As to whether the claimants had stated a basis for making a reasonable claim for compensation under the GDPR and Data Protection Act 2018, Warby LJ went on: “An allegation of ‘distress’ is not, as the respondent has submitted, an essential ingredient of a tenable claim.
“Nor can the claims be dismissed for failing to meet a threshold of seriousness. There is no such threshold in EU data protection law. We are not bound to hold that such a threshold exists in domestic data protection law. Nor is there any other good reason to do so.”
The court said the fact the claimants could not prove their ABS was opened and read “does not of itself show that the fears they entertained were not well-founded”. But they would have to prove a reasonable basis for fearing that it happened and that this would result in identity theft or one or the other consequences which they feared might follow.
The question had to be answered case by case, and this “is not the appropriate court to carry out that exercise”, Warby LJ said. He remitted it to the High Court, “which may conduct the review itself or give directions for it to be carried out in the county court”.
He added that the Jameel jurisdiction did not provide a reason to bypass that process – under this, proceedings can be abusive if they are objectively pointless and wasteful, even though they raise an arguable cause of action.
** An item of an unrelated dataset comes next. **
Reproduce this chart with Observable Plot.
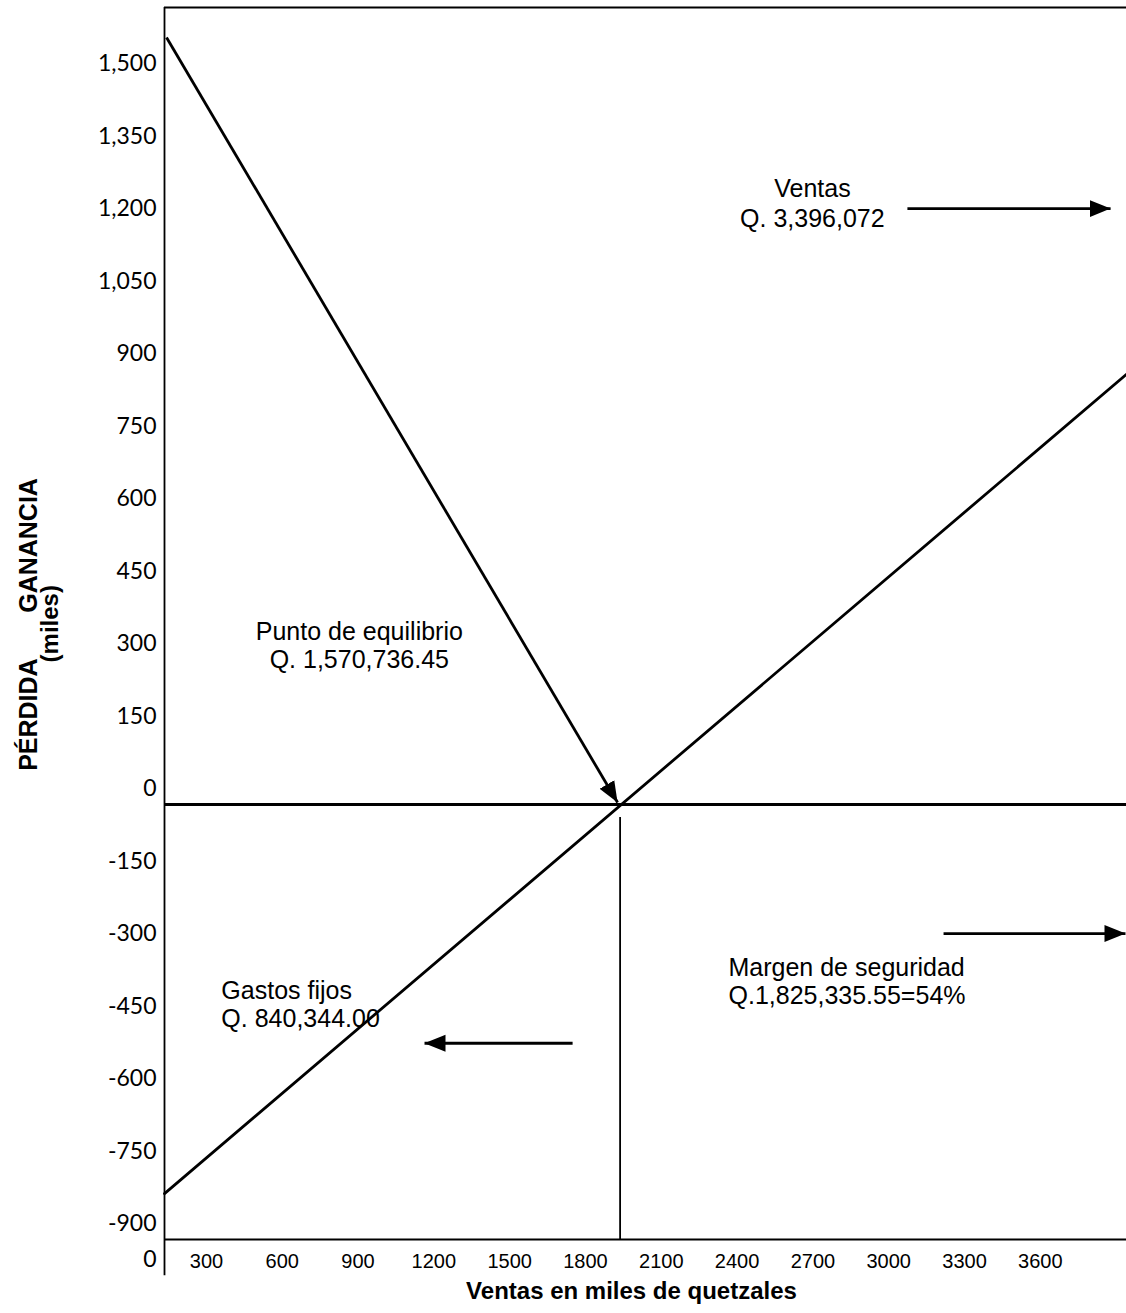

“These claims as a class cannot be categorised as Jameel abuse although the question of whether any individual case is abusive will remain for consideration,” he said.
Even though the damages claim may in many of the cases be modest, this “cannot of itself be sufficient to justify dismissal of the claim”.
The defendant’s “real driver” here was the scale of the costs, Warby LJ said. Nicklin J said that the claimants’ pre-issue costs were around £1.2m, or just over £2,500 per claimant, with their estimated budget for a trial of lead cases £2.55m, and the defendant’s £2.7m.
The claimants’ solicitor, Kingsley Hayes, partner and head of data and privacy litigation at KP Law, said: “This is a major step forward for data breach victims. The Court of Appeal has confirmed that organisations cannot avoid responsibility simply because claimants cannot prove their data was read by a third party.
“The judgment makes clear that unlawful processing alone is enough to found a claim, and that people are entitled to compensation where their fears of misuse are supported on solid grounds.
“Importantly, the court has also rejected the idea that lower-value cases are trivial or abusive, confirming that all claims deserve to be heard and managed proportionately.
“This decision will have a positive impact not just for our clients, but for data breach claimants across the jurisdiction.”